Take our highly successful international programme on tackling superbugs – the Commonwealth Partnerships for Antimicrobial Stewardship (CwPAMS). Across Ghana, Kenya, Malawi, Nigeria, Sierra Leone, Tanzania, Uganda, and Zambia, this programme has trained over 6,500 healthcare workers to improve antibiotic use and infection control. It has helped create standardised treatment guidelines in nearly 70 African hospitals, strengthening patient care and reducing drug resistance. By embedding pharmacists in hospital wards and decision-making teams, it has empowered healthcare workers and built more resilient health systems – benefiting both local populations and the global fight against antimicrobial resistance (AMR).
These partnerships aren’t just acts of goodwill – they create stronger, safer healthcare everywhere.
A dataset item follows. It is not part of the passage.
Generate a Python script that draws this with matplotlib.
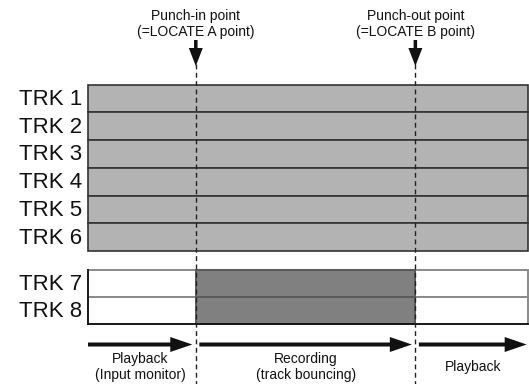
import matplotlib.pyplot as plt
from matplotlib.patches import FancyArrowPatch

plt.rcParams['font.family'] = ['Liberation Sans', 'DejaVu Sans']

# timeline (0..100) and the punch points on it
punch_in = 24.5
punch_out = 74.4
song_end = 100

upper_tracks = ["TRK 1", "TRK 2", "TRK 3", "TRK 4", "TRK 5", "TRK 6"]
bounce_tracks = ["TRK 7", "TRK 8"]

marker_labels = ["Punch-in point\n(=LOCATE A point)", "Punch-out point\n(=LOCATE B point)"]
segment_labels = ["Playback\n(Input monitor)", "Recording\n(track bouncing)", "Playback"]

fig = plt.figure(figsize=(5.29, 3.84), dpi=100)
ax = fig.add_axes([0, 0, 1, 1])
# x in timeline units (4.4 px per unit, origin at px 88), y in pixels
ax.set_xlim(-20, (529 - 88) / 4.4)
ax.set_ylim(384, 0)
ax.axis('off')

light = '#b3b3b3'
dark = '#808080'
edge = '#333333'
ink = '#111111'


def arrow(x0, y0, x1, y1, hl, hw, tw):
    # sizes in pixels (mutation_scale 7.2pt = 10px)
    st = 'simple,head_length=%.2f,head_width=%.2f,tail_width=%.2f' % (hl / 10, hw / 10, tw / 10)
    ax.add_patch(FancyArrowPatch((x0, y0), (x1, y1), arrowstyle=st, mutation_scale=7.2,
                                 color=ink, lw=0, shrinkA=0, shrinkB=0, zorder=6))


# upper block, tracks 1-6
top1, rh1 = 84.5, 27.75
y1 = [top1 + rh1 * (i + 0.5) for i in range(len(upper_tracks))]
ax.barh(y1, song_end, left=0, height=rh1, color=light, edgecolor=edge, linewidth=1.2, zorder=2)
for y, name in zip(y1, upper_tracks):
    ax.text(-1.4, y + 1, name, ha='right', va='center', fontsize=16, color=ink)

# lower block, tracks 7-8
top2, rh2 = 270, 27.2
y2 = [top2 + rh2 * (i + 0.5) for i in range(len(bounce_tracks))]
ax.barh(y2, song_end, left=0, height=rh2, color='white', edgecolor='#8a8a8a', linewidth=1.4, zorder=2)
ax.barh(y2, punch_out - punch_in, left=punch_in, height=rh2, color=dark,
        edgecolor='#5a5a5a', linewidth=1.4, zorder=3)
ax.plot([0, song_end], [top2 + rh2 * 2, top2 + rh2 * 2], color=ink, lw=1.3, zorder=4)
ax.plot([0, 0], [top2, top2 + rh2 * 2], color=ink, lw=1.3, zorder=4)
for y, name in zip(y2, bounce_tracks):
    ax.text(-1.4, y + 1, name, ha='right', va='center', fontsize=16, color=ink)

# punch markers
for x, lab in zip([punch_in, punch_out], marker_labels):
    ax.plot([x, x], [64, 384], color='#222222', lw=1.0, ls=(0, (3.5, 2.5)), zorder=5)
    arrow(x, 40, x, 66, 18, 14, 3.5)
    ax.text(x, 24.2, lab, ha='center', va='center', fontsize=10,
            linespacing=1.2, color=ink)

# mode arrows below the tracks
bounds = [0, punch_in, punch_out, song_end]
gap = 0.8
for i, lab in enumerate(segment_labels):
    a = bounds[i] + (gap if i > 0 else 0)
    b = bounds[i + 1] - (gap if i < 2 else 0.3)
    arrow(a, 344.5, b, 344.5, 22, 15, 4)
    ax.text((a + b) / 2, 366.8, lab, ha='center', va='center', fontsize=10,
            linespacing=1.2, color=ink)

fig.savefig('out.png', dpi=100)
When the UK supports health systems overseas, it also strengthens its own, ensuring shared solutions to shared challenges.
Public perception vs. reality
A recent YouGov survey found that 64% of Britons believe the UK spends too much on international aid.
What many don’t realise is that foreign aid is a tiny fraction of UK Government spending – just 0.5p (now dropping to 0.3p by 2027) in every tax pound, far below the UN’s 0.7p target that the UK previously committed to.
The reality is UK aid isn’t just about helping others – it’s about learning from what others can teach us and strengthening Britain’s place in the world.
It prevents health crises before they reach UK shores, strengthens diplomatic ties and helps retain the international workforce that keeps our NHS running.
That’s why we urge the government to think carefully about what’s at stake. Ministers know better than anyone that these cuts weren’t a choice they wanted to make. But as we move forward, we must not lose sight of the bigger picture – keeping Britain open, connected and leading on global health.
Because when we cut ties with the world, the impact is felt not just in distant countries – it’s felt in lives lost to preventable diseases, in communities without access to vital medicines and in an NHS struggling to recruit and retain the global talent it relies on. Global health partnerships save lives, improve healthcare and protect us all.